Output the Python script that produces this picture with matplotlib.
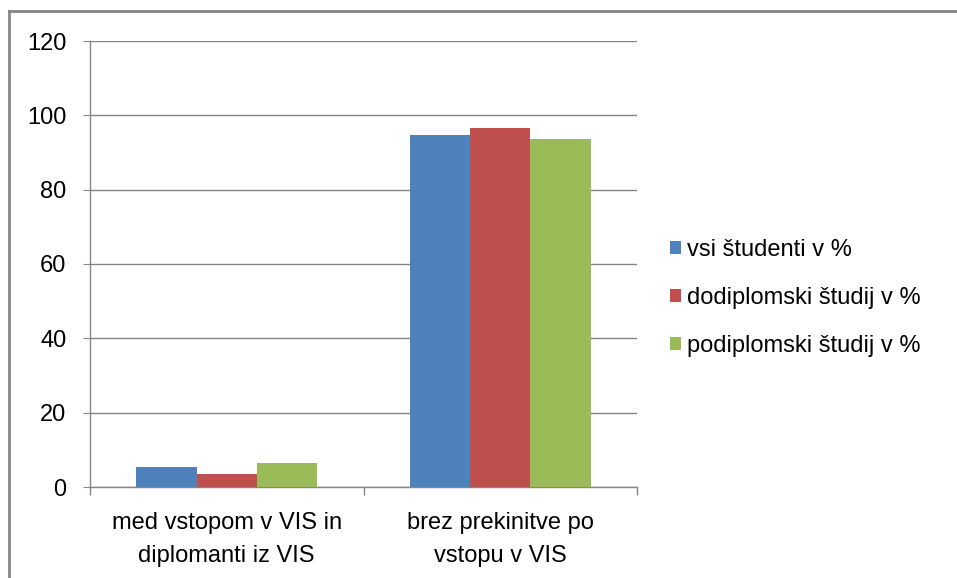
import numpy as np
import matplotlib
matplotlib.use('Agg')
import matplotlib.pyplot as plt
from matplotlib.lines import Line2D

# --- podatki ---
kategorije = ['med vstopom v VIS in\ndiplomanti iz VIS', 'brez prekinitve po\nvstopu v VIS']
serije = ['vsi študenti v %', 'dodiplomski študij v %', 'podiplomski študij v %']
vsi = [5.4, 94.6]
dodiplomski = [3.4, 96.6]
podiplomski = [6.4, 93.6]
y_ticks = [0, 20, 40, 60, 80, 100, 120]

barve = ['#4F81BD', '#C0504D', '#9BBB59']
siva = '#868686'

plt.rcParams['font.family'] = ['Liberation Sans', 'DejaVu Sans']

fig = plt.figure(figsize=(9.57, 5.78), dpi=100)
ax = fig.add_axes([90 / 957, 1 - 487 / 578, (637 - 90) / 957, (487 - 41) / 578])

x = np.arange(len(kategorije))
w = 0.221
for i, (vals, lab) in enumerate(zip([vsi, dodiplomski, podiplomski], serije)):
    ax.bar(x + (i - 1) * w, vals, w, color=barve[i], label=lab, zorder=3)

ax.set_xlim(-0.5, 1.5)
ax.set_ylim(0, 120)
ax.set_yticks(y_ticks)
ax.tick_params(axis='y', labelsize=17, length=5, pad=12, colors='#000000')
ax.tick_params(axis='y', color=siva)
ax.yaxis.grid(True, color=siva, linewidth=1, zorder=0)

ax.set_xticks(x)
ax.set_xticklabels(kategorije, fontsize=17, linespacing=1.65)
ax.tick_params(axis='x', length=0, pad=18)
ax.set_xticks([-0.5, 0.5, 1.5], minor=True)
ax.tick_params(axis='x', which='minor', length=6, color=siva, width=1)

for s in ['top', 'right']:
    ax.spines[s].set_visible(False)
for s in ['left', 'bottom']:
    ax.spines[s].set_color(siva)
    ax.spines[s].set_linewidth(1)

leg = fig.legend(loc='center left', bbox_to_anchor=(670 / 957, 1 - 298 / 578),
                 frameon=False, fontsize=17, handlelength=0.47, handleheight=0.47,
                 handletextpad=0.25, labelspacing=1.1, borderpad=0, borderaxespad=0)

# okvir grafikona
fig.add_artist(Line2D([9 / 957, 9 / 957], [0, 1 - 11 / 578], color=siva, linewidth=2))
fig.add_artist(Line2D([9 / 957, 1], [1 - 11 / 578, 1 - 11 / 578], color=siva, linewidth=2))

fig.savefig('out.png', dpi=100, facecolor='white')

━━━━

**WRITTEN REQUEST:**
Copy the material above exactly and drop the pictures.

**SOLUTION FOR THIS EXERCISE:**
Output the Python script that produces this picture with matplotlib.
import numpy as np
import matplotlib
matplotlib.use('Agg')
import matplotlib.pyplot as plt
from matplotlib.lines import Line2D

# --- podatki ---
kategorije = ['med vstopom v VIS in\ndiplomanti iz VIS', 'brez prekinitve po\nvstopu v VIS']
serije = ['vsi študenti v %', 'dodiplomski študij v %', 'podiplomski študij v %']
vsi = [5.4, 94.6]
dodiplomski = [3.4, 96.6]
podiplomski = [6.4, 93.6]
y_ticks = [0, 20, 40, 60, 80, 100, 120]

barve = ['#4F81BD', '#C0504D', '#9BBB59']
siva = '#868686'

plt.rcParams['font.family'] = ['Liberation Sans', 'DejaVu Sans']

fig = plt.figure(figsize=(9.57, 5.78), dpi=100)
ax = fig.add_axes([90 / 957, 1 - 487 / 578, (637 - 90) / 957, (487 - 41) / 578])

x = np.arange(len(kategorije))
w = 0.221
for i, (vals, lab) in enumerate(zip([vsi, dodiplomski, podiplomski], serije)):
    ax.bar(x + (i - 1) * w, vals, w, color=barve[i], label=lab, zorder=3)

ax.set_xlim(-0.5, 1.5)
ax.set_ylim(0, 120)
ax.set_yticks(y_ticks)
ax.tick_params(axis='y', labelsize=17, length=5, pad=12, colors='#000000')
ax.tick_params(axis='y', color=siva)
ax.yaxis.grid(True, color=siva, linewidth=1, zorder=0)

ax.set_xticks(x)
ax.set_xticklabels(kategorije, fontsize=17, linespacing=1.65)
ax.tick_params(axis='x', length=0, pad=18)
ax.set_xticks([-0.5, 0.5, 1.5], minor=True)
ax.tick_params(axis='x', which='minor', length=6, color=siva, width=1)

for s in ['top', 'right']:
    ax.spines[s].set_visible(False)
for s in ['left', 'bottom']:
    ax.spines[s].set_color(siva)
    ax.spines[s].set_linewidth(1)

leg = fig.legend(loc='center left', bbox_to_anchor=(670 / 957, 1 - 298 / 578),
                 frameon=False, fontsize=17, handlelength=0.47, handleheight=0.47,
                 handletextpad=0.25, labelspacing=1.1, borderpad=0, borderaxespad=0)

# okvir grafikona
fig.add_artist(Line2D([9 / 957, 9 / 957], [0, 1 - 11 / 578], color=siva, linewidth=2))
fig.add_artist(Line2D([9 / 957, 1], [1 - 11 / 578, 1 - 11 / 578], color=siva, linewidth=2))

fig.savefig('out.png', dpi=100, facecolor='white')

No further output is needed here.